EXERCISE INSTRUCTIONS
Below is a listing; write it out exactly and drop any images from it.

INFORMATION GIVEN
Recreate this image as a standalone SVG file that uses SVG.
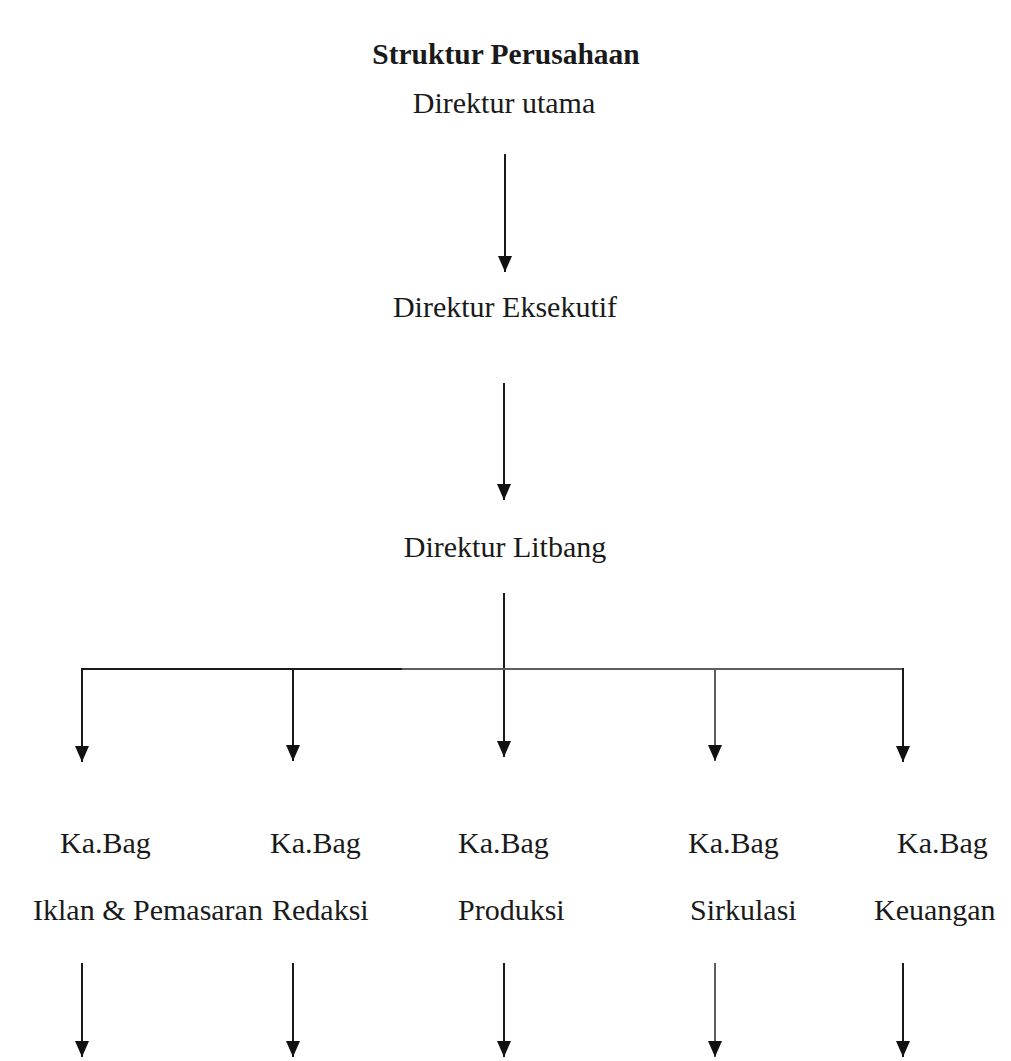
<svg xmlns="http://www.w3.org/2000/svg" width="1011" height="1061" viewBox="0 0 1011 1061">
<style>
  text { font-family: "Liberation Serif", "Times New Roman", serif; font-size: 30px; fill: #1a1a1a; }
  .title { font-weight: bold; font-size: 29.5px; }
  .ln { stroke: #1a1a1a; stroke-width: 2; fill: none; }
  .lg { stroke: #5e5e5e; stroke-width: 2; fill: none; }
</style>
<defs>
  <marker id="ah" markerUnits="userSpaceOnUse" markerWidth="18" markerHeight="16" refX="16" refY="7" orient="auto" viewBox="0 0 18 16">
    <path d="M0,0 L16,7 L0,14 z" fill="#111"/>
  </marker>
</defs>
<rect width="1011" height="1061" fill="#ffffff"/>
<g id="title"><text class="title" x="506" y="64" text-anchor="middle">Struktur Perusahaan</text></g>
<g id="direktur-utama"><text x="504" y="113" text-anchor="middle">Direktur utama</text></g>
<g id="direktur-eksekutif"><text x="505" y="317" text-anchor="middle">Direktur Eksekutif</text></g>
<g id="direktur-litbang"><text x="505" y="557" text-anchor="middle">Direktur Litbang</text></g>
<g id="kabag-iklan"><text x="60" y="853">Ka.Bag</text><text x="33" y="920">Iklan &amp; Pemasaran</text></g>
<g id="kabag-redaksi"><text x="270" y="853">Ka.Bag</text><text x="272" y="920">Redaksi</text></g>
<g id="kabag-produksi"><text x="458" y="853">Ka.Bag</text><text x="458" y="920">Produksi</text></g>
<g id="kabag-sirkulasi"><text x="688" y="853">Ka.Bag</text><text x="690" y="920">Sirkulasi</text></g>
<g id="kabag-keuangan"><text x="897" y="853">Ka.Bag</text><text x="874" y="920">Keuangan</text></g>
<g id="connectors">
  <line class="ln" x1="505" y1="154" x2="505" y2="272" marker-end="url(#ah)"/>
  <line class="ln" x1="504" y1="383" x2="504" y2="500" marker-end="url(#ah)"/>
  <line class="ln" x1="504" y1="593" x2="504" y2="757" marker-end="url(#ah)"/>
  <line class="ln" x1="82" y1="669" x2="402" y2="669"/>
  <line class="lg" x1="402" y1="669" x2="903" y2="669"/>
  <line class="ln" x1="82" y1="668" x2="82" y2="762" marker-end="url(#ah)"/>
  <line class="ln" x1="293" y1="669" x2="293" y2="761" marker-end="url(#ah)"/>
  <line class="lg" x1="715" y1="669" x2="715" y2="761" marker-end="url(#ah)"/>
  <line class="ln" x1="903" y1="668" x2="903" y2="762" marker-end="url(#ah)"/>
  <line class="ln" x1="82" y1="963" x2="82" y2="1057" marker-end="url(#ah)"/>
  <line class="ln" x1="293" y1="963" x2="293" y2="1057" marker-end="url(#ah)"/>
  <line class="ln" x1="504" y1="963" x2="504" y2="1057" marker-end="url(#ah)"/>
  <line class="lg" x1="715" y1="963" x2="715" y2="1057" marker-end="url(#ah)"/>
  <line class="ln" x1="903" y1="963" x2="903" y2="1057" marker-end="url(#ah)"/>
</g>
</svg>
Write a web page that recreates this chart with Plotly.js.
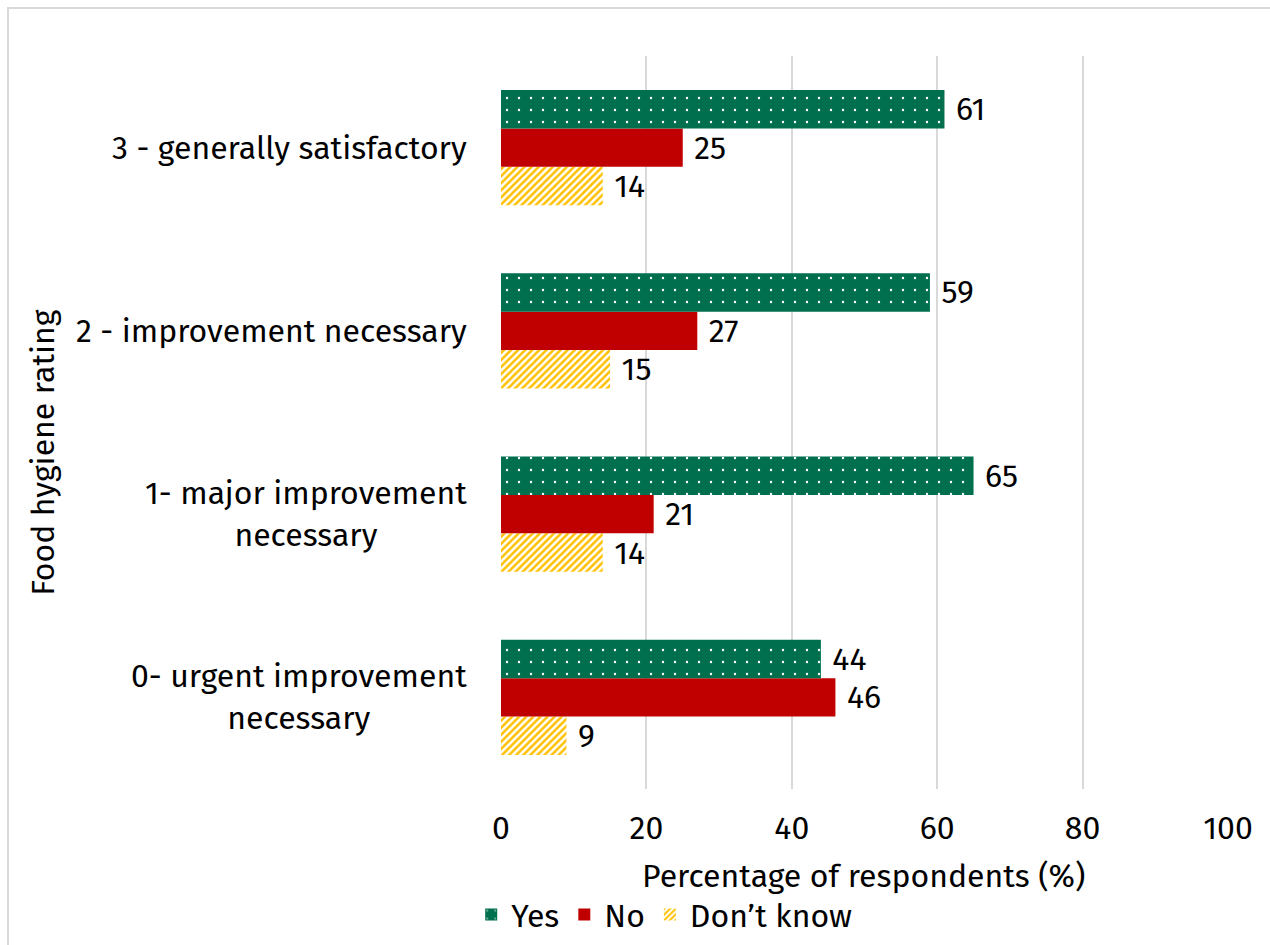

ANSWER TO THE EXERCISE
Recreate this image as a standalone SVG file that uses SVG.
<svg xmlns="http://www.w3.org/2000/svg" width="1011" height="1061" viewBox="0 0 1011 1061">
<style>
  text { font-family: "Liberation Serif", "Times New Roman", serif; font-size: 30px; fill: #1a1a1a; }
  .title { font-weight: bold; font-size: 29.5px; }
  .ln { stroke: #1a1a1a; stroke-width: 2; fill: none; }
  .lg { stroke: #5e5e5e; stroke-width: 2; fill: none; }
</style>
<defs>
  <marker id="ah" markerUnits="userSpaceOnUse" markerWidth="18" markerHeight="16" refX="16" refY="7" orient="auto" viewBox="0 0 18 16">
    <path d="M0,0 L16,7 L0,14 z" fill="#111"/>
  </marker>
</defs>
<rect width="1011" height="1061" fill="#ffffff"/>
<g id="title"><text class="title" x="506" y="64" text-anchor="middle">Struktur Perusahaan</text></g>
<g id="direktur-utama"><text x="504" y="113" text-anchor="middle">Direktur utama</text></g>
<g id="direktur-eksekutif"><text x="505" y="317" text-anchor="middle">Direktur Eksekutif</text></g>
<g id="direktur-litbang"><text x="505" y="557" text-anchor="middle">Direktur Litbang</text></g>
<g id="kabag-iklan"><text x="60" y="853">Ka.Bag</text><text x="33" y="920">Iklan &amp; Pemasaran</text></g>
<g id="kabag-redaksi"><text x="270" y="853">Ka.Bag</text><text x="272" y="920">Redaksi</text></g>
<g id="kabag-produksi"><text x="458" y="853">Ka.Bag</text><text x="458" y="920">Produksi</text></g>
<g id="kabag-sirkulasi"><text x="688" y="853">Ka.Bag</text><text x="690" y="920">Sirkulasi</text></g>
<g id="kabag-keuangan"><text x="897" y="853">Ka.Bag</text><text x="874" y="920">Keuangan</text></g>
<g id="connectors">
  <line class="ln" x1="505" y1="154" x2="505" y2="272" marker-end="url(#ah)"/>
  <line class="ln" x1="504" y1="383" x2="504" y2="500" marker-end="url(#ah)"/>
  <line class="ln" x1="504" y1="593" x2="504" y2="757" marker-end="url(#ah)"/>
  <line class="ln" x1="82" y1="669" x2="402" y2="669"/>
  <line class="lg" x1="402" y1="669" x2="903" y2="669"/>
  <line class="ln" x1="82" y1="668" x2="82" y2="762" marker-end="url(#ah)"/>
  <line class="ln" x1="293" y1="669" x2="293" y2="761" marker-end="url(#ah)"/>
  <line class="lg" x1="715" y1="669" x2="715" y2="761" marker-end="url(#ah)"/>
  <line class="ln" x1="903" y1="668" x2="903" y2="762" marker-end="url(#ah)"/>
  <line class="ln" x1="82" y1="963" x2="82" y2="1057" marker-end="url(#ah)"/>
  <line class="ln" x1="293" y1="963" x2="293" y2="1057" marker-end="url(#ah)"/>
  <line class="ln" x1="504" y1="963" x2="504" y2="1057" marker-end="url(#ah)"/>
  <line class="lg" x1="715" y1="963" x2="715" y2="1057" marker-end="url(#ah)"/>
  <line class="ln" x1="903" y1="963" x2="903" y2="1057" marker-end="url(#ah)"/>
</g>
</svg>
Write a web page that recreates this chart with Plotly.js.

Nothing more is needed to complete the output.